What I find most fascinating is that in this new era, tentatively titled both the Information Age and the Communication Age, young people growing up today seem the most unwilling to take in new information (unless it comes in the form of an easily digestible music video or a super-trendy cable documentary of a guy with a neat accent pissing off crocs for an hour), and level of communication in the Communication Age seems to be degrading, making that era name a little too ironic for my comfort.
The Internet, even with its Flash web content and its snazzy graphics and the lightning-fast broadband connections to download it all at eye-blink speed, is still primarily a textual medium - e-communication, by its very definition, is text-based. We have e-mail (which is text), chat rooms (which are text), instant messaging (which is text), message boards (which are text), and, of course-the lifeblood of the Internet - websites (which, no matter how much Macromedia or Dreamweaver or PhotoShop play a part, are still primarily text). But the more a fixture the Internet becomes, and the more children and adolescents grow toward adulthood surfing its ubiquitous tides, the less tolerant of text they seem to become. They want an idea summed up in ten words or less, no matter how much is lost or how useless the idea becomes when dumbed-down and trickled out to that bite-sized a level.

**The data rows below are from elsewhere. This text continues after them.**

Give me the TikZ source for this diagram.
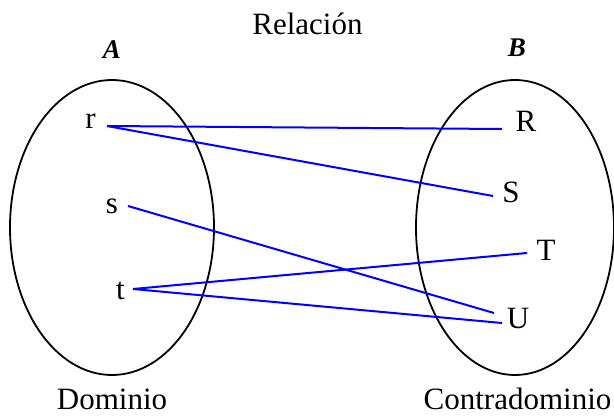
\documentclass[tikz,border=0pt]{standalone}
\usepackage{fontspec}
\setmainfont{Liberation Serif}
\begin{document}
\begin{tikzpicture}[x=1pt,y=-1pt,
  lbl/.style={font=\fontsize{31}{37}\selectfont, inner sep=0pt, anchor=base},
  setname/.style={font=\fontsize{27}{32}\selectfont\bfseries\itshape, inner sep=0pt, anchor=base},
  setshape/.style={draw=black, line width=1.8pt},
  rel/.style={draw=blue, line width=2pt}]
\useasboundingbox (0,0) rectangle (614,417);
% sets
\draw[setshape] (112,227.5) ellipse [x radius=102pt, y radius=147.5pt];
\draw[setshape] (515,227.5) ellipse [x radius=99pt, y radius=147.5pt];
% titles
\node[lbl] (title) at (307.5,35) {Relación};
\node[setname] (A) at (112,59) {A};
\node[setname] (B) at (517,57) {B};
\node[lbl] (dom) at (112,409) {Dominio};
\node[lbl] (cod) at (517.5,409) {Contradominio};
% elements
\node[lbl] (r) at (90.5,129) {r};
\node[lbl] (s) at (112,214) {s};
\node[lbl] (t) at (120.5,300) {t};
\node[lbl] (R) at (526,132) {R};
\node[lbl] (S) at (511,203) {S};
\node[lbl] (T) at (546,261) {T};
\node[lbl] (U) at (518,328) {U};
% connector end points beside the labels
\coordinate (r-o) at (107,126);
\coordinate (s-o) at (128,206);
\coordinate (t-o) at (133,289);
\coordinate (R-i) at (502,129);
\coordinate (S-i) at (493,196);
\coordinate (T-i) at (527,253);
\coordinate (U-i1) at (494,313);
\coordinate (U-i2) at (502,323);
% relation
\draw[rel] (r-o) -- (R-i);
\draw[rel] (r-o) -- (S-i);
\draw[rel] (s-o) -- (U-i1);
\draw[rel] (t-o) -- (T-i);
\draw[rel] (t-o) -- (U-i2);
\end{tikzpicture}
\end{document}
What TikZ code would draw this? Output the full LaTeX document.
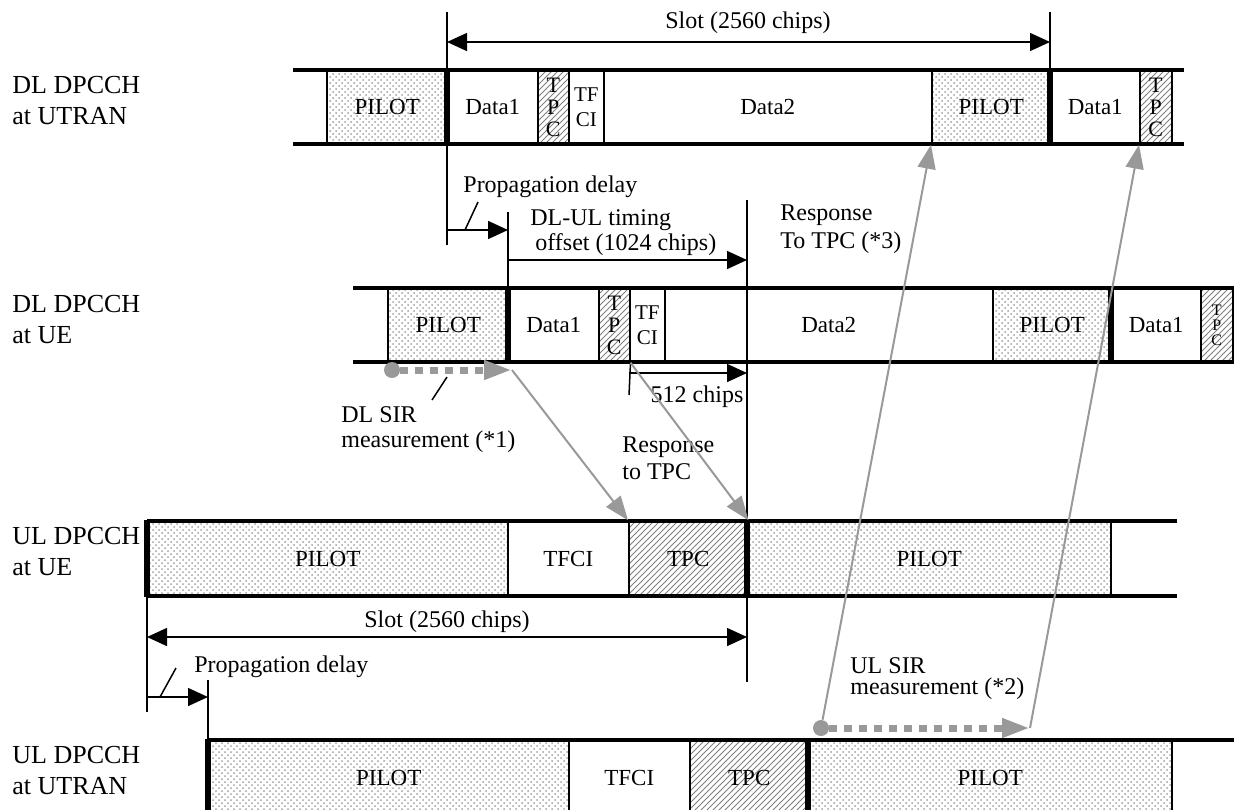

They want ideas fed to them, instead of having to exert a bit of effort to attain them (even the simple and readily available effort of just reading - an ability they ought to be thankful for, considering how extremely widespread illiteracy used to be even just less than a century ago).
On top of this, the impatient, "I want it right now in ten words or less" people have begun to develop a marked impatience with words themselves.